## Requirements
Copy, exactly and only, the lines from the one with "Give me the TikZ source for this diagram." up to and including the one with "(149,202) -- (149,318.5);", leaving pictures out.

(Figure scripts)
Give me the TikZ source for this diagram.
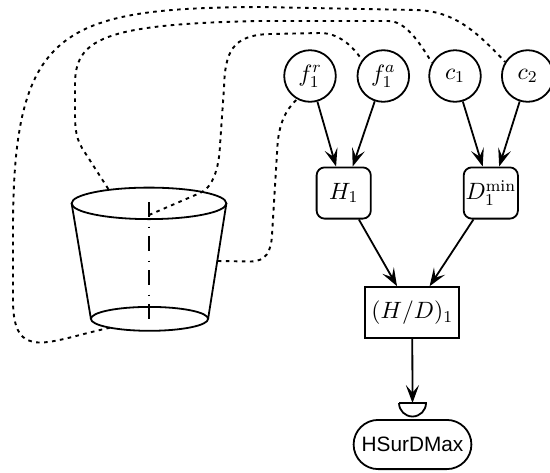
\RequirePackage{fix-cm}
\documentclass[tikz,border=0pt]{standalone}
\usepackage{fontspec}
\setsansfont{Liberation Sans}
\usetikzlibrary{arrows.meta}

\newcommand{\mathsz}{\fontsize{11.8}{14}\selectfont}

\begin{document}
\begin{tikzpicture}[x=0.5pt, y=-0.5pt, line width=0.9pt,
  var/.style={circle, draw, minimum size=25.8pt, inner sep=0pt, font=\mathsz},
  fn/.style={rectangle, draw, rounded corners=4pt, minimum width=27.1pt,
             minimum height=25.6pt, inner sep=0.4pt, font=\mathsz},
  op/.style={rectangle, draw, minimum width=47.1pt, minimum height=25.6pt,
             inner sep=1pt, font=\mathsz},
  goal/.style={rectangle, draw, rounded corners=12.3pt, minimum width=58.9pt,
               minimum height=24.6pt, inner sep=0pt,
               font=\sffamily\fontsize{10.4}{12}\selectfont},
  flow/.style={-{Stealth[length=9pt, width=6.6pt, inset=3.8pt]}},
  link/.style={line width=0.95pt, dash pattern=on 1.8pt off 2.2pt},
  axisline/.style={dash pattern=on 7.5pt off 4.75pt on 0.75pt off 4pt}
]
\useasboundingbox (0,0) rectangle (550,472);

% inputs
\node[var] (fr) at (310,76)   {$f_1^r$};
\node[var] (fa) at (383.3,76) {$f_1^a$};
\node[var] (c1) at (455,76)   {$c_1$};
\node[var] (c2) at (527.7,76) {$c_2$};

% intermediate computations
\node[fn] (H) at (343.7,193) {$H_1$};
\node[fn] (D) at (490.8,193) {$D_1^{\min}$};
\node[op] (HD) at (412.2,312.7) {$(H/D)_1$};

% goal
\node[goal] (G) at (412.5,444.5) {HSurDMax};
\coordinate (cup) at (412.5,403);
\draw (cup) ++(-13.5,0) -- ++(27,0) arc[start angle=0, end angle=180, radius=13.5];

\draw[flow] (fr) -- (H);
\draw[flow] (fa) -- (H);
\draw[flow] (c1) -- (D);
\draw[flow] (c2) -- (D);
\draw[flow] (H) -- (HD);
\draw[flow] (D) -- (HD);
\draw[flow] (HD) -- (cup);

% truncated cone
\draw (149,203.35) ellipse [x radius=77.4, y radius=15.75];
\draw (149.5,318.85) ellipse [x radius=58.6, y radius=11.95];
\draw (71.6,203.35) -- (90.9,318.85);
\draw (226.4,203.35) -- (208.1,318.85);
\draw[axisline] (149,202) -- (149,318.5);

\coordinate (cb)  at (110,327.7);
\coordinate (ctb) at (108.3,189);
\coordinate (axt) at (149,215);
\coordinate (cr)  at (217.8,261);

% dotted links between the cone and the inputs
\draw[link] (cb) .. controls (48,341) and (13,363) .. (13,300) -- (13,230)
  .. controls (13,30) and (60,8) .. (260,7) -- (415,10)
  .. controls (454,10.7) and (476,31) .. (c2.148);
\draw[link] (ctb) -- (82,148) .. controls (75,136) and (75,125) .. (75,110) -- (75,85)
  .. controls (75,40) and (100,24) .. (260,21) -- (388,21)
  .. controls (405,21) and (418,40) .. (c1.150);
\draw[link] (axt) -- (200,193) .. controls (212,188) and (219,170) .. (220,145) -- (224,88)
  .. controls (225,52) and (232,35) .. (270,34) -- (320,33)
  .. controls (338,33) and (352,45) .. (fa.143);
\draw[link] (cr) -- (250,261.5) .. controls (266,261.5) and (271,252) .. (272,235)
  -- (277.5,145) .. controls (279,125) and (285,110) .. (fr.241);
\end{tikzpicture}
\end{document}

---

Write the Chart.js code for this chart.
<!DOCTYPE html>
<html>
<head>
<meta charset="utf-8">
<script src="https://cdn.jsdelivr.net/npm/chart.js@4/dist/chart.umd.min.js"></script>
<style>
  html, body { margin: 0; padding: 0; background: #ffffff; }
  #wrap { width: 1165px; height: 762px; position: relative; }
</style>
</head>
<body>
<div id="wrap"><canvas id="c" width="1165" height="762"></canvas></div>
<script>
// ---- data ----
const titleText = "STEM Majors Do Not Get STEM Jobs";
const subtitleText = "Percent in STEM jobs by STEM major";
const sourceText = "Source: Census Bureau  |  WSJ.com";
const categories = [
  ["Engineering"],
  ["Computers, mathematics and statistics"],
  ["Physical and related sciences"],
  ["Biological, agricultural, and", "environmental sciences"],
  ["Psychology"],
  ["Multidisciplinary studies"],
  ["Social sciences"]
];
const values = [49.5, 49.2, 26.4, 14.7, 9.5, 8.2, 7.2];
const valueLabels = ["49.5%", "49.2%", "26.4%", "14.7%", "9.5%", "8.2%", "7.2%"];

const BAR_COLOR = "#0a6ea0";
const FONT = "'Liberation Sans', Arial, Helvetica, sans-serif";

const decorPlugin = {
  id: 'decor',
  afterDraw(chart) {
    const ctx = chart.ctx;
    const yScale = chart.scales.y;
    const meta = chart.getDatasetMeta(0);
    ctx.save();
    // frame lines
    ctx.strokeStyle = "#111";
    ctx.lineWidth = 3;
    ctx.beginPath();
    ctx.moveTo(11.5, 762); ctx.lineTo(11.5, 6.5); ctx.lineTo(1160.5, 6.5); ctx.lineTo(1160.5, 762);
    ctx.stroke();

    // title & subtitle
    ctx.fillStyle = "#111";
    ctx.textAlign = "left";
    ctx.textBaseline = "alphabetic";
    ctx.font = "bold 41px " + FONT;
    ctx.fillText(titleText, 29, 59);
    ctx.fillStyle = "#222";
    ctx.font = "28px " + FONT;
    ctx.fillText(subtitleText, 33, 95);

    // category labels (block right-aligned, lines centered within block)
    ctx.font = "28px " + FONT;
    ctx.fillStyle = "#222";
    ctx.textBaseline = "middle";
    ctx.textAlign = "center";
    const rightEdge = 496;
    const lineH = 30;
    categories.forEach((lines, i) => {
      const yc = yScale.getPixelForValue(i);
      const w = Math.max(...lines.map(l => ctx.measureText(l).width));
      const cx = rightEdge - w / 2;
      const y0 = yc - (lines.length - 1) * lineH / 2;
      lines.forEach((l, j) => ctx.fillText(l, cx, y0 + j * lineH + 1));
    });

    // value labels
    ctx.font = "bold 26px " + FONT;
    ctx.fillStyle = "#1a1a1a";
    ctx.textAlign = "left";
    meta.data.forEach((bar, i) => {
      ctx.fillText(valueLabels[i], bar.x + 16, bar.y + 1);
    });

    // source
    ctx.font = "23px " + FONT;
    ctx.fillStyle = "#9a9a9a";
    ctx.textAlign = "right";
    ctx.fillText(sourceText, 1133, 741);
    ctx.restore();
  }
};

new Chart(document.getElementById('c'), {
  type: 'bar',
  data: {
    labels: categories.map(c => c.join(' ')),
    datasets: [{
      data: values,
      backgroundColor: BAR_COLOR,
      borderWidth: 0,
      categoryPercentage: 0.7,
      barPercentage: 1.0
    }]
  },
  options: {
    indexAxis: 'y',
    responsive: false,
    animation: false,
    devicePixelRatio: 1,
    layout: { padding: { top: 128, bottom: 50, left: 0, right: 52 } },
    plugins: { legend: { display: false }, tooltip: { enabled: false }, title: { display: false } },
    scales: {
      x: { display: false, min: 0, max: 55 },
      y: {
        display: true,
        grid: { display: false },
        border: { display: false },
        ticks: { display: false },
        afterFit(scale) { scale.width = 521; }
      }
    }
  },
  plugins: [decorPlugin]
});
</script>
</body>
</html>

* * *

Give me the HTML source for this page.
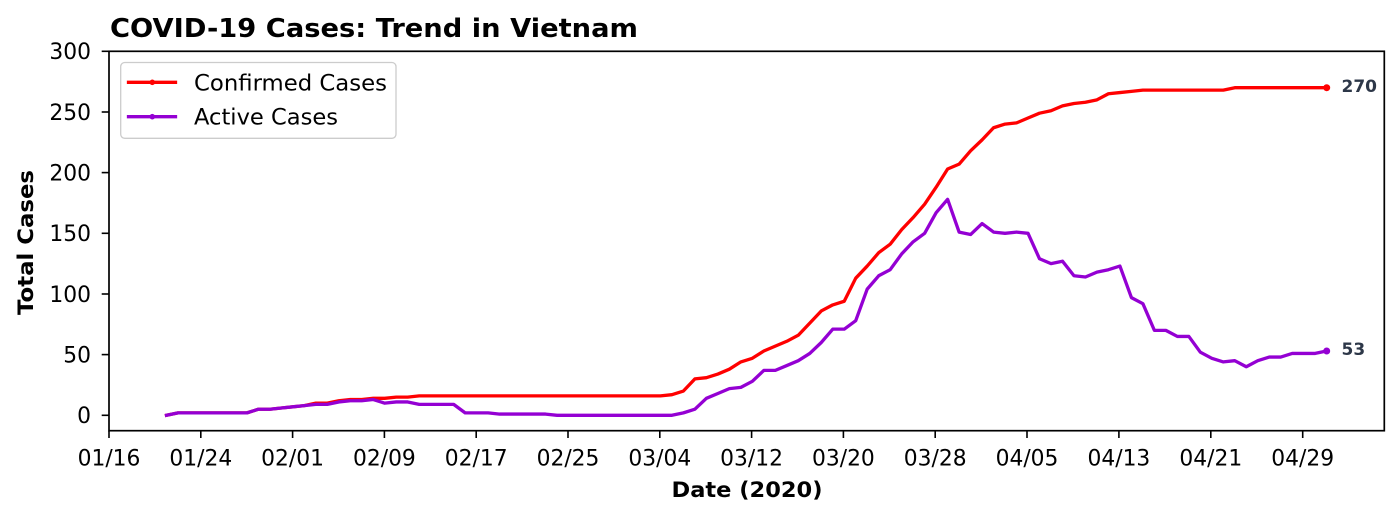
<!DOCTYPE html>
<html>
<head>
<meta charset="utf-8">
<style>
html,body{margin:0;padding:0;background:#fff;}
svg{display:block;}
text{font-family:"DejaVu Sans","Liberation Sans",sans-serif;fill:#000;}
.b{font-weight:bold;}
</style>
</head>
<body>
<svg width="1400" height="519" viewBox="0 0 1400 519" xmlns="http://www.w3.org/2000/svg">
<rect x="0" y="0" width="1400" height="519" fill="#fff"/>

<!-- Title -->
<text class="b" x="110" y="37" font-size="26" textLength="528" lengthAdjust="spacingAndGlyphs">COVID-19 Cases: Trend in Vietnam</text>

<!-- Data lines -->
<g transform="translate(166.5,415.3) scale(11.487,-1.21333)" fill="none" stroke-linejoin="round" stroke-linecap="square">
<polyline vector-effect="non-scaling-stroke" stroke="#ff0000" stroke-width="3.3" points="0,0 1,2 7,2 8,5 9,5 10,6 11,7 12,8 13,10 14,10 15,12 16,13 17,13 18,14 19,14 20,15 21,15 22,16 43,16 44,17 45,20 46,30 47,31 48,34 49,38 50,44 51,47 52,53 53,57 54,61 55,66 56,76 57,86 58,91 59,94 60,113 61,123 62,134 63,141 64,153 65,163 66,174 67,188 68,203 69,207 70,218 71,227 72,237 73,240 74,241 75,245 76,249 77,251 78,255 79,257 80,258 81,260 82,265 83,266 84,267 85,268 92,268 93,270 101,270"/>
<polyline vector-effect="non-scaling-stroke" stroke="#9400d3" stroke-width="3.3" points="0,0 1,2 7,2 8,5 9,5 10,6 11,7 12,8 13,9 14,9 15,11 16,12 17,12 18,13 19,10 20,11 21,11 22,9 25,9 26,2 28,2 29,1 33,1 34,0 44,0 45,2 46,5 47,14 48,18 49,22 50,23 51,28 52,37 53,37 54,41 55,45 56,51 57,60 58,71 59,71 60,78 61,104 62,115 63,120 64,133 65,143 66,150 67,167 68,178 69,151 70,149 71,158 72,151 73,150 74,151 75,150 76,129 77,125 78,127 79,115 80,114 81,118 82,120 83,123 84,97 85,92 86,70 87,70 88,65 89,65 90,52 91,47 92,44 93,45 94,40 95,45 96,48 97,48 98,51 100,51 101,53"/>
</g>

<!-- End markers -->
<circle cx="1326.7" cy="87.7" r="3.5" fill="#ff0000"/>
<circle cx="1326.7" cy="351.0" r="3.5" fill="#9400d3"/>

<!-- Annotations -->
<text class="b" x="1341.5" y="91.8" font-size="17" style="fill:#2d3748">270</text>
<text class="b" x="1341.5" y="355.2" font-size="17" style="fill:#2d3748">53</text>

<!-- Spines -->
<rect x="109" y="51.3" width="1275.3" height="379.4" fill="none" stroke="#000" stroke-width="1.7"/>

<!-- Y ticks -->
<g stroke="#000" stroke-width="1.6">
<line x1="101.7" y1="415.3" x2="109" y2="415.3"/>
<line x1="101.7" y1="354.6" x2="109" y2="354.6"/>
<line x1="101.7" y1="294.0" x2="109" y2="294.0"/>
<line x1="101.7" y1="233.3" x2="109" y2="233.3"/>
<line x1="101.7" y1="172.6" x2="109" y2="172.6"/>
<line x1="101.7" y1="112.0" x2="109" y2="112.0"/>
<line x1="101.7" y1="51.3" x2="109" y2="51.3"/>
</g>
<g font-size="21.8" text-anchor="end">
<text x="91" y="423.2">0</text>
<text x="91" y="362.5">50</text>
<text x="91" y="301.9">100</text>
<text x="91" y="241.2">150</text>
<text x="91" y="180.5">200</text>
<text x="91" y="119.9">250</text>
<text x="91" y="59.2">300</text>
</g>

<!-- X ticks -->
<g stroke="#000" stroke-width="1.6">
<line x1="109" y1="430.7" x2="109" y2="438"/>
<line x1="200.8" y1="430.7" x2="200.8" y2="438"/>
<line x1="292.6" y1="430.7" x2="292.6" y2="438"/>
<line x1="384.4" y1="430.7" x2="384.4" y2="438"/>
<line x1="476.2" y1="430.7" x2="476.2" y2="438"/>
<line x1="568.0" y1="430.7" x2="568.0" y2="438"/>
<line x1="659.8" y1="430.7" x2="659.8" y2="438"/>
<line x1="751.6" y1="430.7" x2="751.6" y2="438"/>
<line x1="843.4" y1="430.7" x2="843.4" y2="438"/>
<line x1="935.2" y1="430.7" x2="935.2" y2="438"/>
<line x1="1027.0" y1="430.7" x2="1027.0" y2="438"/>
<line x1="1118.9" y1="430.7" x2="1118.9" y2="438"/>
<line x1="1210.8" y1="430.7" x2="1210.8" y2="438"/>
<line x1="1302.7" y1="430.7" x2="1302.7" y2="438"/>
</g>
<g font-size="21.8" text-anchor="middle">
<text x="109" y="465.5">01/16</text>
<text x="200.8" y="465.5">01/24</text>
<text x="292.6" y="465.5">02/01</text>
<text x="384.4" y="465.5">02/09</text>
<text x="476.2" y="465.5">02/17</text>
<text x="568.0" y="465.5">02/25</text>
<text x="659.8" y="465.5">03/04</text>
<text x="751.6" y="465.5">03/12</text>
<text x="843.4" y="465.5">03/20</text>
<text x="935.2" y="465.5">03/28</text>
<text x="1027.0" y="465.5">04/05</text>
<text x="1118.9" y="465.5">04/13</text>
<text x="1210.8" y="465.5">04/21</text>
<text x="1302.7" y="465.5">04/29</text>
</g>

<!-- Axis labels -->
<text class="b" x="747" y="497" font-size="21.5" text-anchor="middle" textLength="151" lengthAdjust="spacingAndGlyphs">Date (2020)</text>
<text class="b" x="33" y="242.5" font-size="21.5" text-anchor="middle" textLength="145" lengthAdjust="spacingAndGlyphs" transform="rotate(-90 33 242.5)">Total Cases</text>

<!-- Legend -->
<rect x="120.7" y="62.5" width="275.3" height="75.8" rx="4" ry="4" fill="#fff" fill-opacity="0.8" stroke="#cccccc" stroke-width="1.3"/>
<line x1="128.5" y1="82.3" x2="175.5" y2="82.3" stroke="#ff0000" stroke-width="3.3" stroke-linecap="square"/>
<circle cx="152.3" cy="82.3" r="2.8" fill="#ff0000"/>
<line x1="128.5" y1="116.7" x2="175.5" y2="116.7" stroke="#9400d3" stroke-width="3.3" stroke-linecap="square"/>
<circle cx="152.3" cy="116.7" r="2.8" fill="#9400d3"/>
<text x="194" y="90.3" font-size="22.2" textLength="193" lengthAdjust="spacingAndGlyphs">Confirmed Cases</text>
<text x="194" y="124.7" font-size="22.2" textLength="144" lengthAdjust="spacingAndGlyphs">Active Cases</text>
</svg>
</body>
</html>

## The completed task
Give me the TikZ source for this diagram.
\RequirePackage{fix-cm}
\documentclass[tikz,border=0pt]{standalone}
\usepackage{fontspec}
\setsansfont{Liberation Sans}
\usetikzlibrary{arrows.meta}

\newcommand{\mathsz}{\fontsize{11.8}{14}\selectfont}

\begin{document}
\begin{tikzpicture}[x=0.5pt, y=-0.5pt, line width=0.9pt,
  var/.style={circle, draw, minimum size=25.8pt, inner sep=0pt, font=\mathsz},
  fn/.style={rectangle, draw, rounded corners=4pt, minimum width=27.1pt,
             minimum height=25.6pt, inner sep=0.4pt, font=\mathsz},
  op/.style={rectangle, draw, minimum width=47.1pt, minimum height=25.6pt,
             inner sep=1pt, font=\mathsz},
  goal/.style={rectangle, draw, rounded corners=12.3pt, minimum width=58.9pt,
               minimum height=24.6pt, inner sep=0pt,
               font=\sffamily\fontsize{10.4}{12}\selectfont},
  flow/.style={-{Stealth[length=9pt, width=6.6pt, inset=3.8pt]}},
  link/.style={line width=0.95pt, dash pattern=on 1.8pt off 2.2pt},
  axisline/.style={dash pattern=on 7.5pt off 4.75pt on 0.75pt off 4pt}
]
\useasboundingbox (0,0) rectangle (550,472);

% inputs
\node[var] (fr) at (310,76)   {$f_1^r$};
\node[var] (fa) at (383.3,76) {$f_1^a$};
\node[var] (c1) at (455,76)   {$c_1$};
\node[var] (c2) at (527.7,76) {$c_2$};

% intermediate computations
\node[fn] (H) at (343.7,193) {$H_1$};
\node[fn] (D) at (490.8,193) {$D_1^{\min}$};
\node[op] (HD) at (412.2,312.7) {$(H/D)_1$};

% goal
\node[goal] (G) at (412.5,444.5) {HSurDMax};
\coordinate (cup) at (412.5,403);
\draw (cup) ++(-13.5,0) -- ++(27,0) arc[start angle=0, end angle=180, radius=13.5];

\draw[flow] (fr) -- (H);
\draw[flow] (fa) -- (H);
\draw[flow] (c1) -- (D);
\draw[flow] (c2) -- (D);
\draw[flow] (H) -- (HD);
\draw[flow] (D) -- (HD);
\draw[flow] (HD) -- (cup);

% truncated cone
\draw (149,203.35) ellipse [x radius=77.4, y radius=15.75];
\draw (149.5,318.85) ellipse [x radius=58.6, y radius=11.95];
\draw (71.6,203.35) -- (90.9,318.85);
\draw (226.4,203.35) -- (208.1,318.85);
\draw[axisline] (149,202) -- (149,318.5);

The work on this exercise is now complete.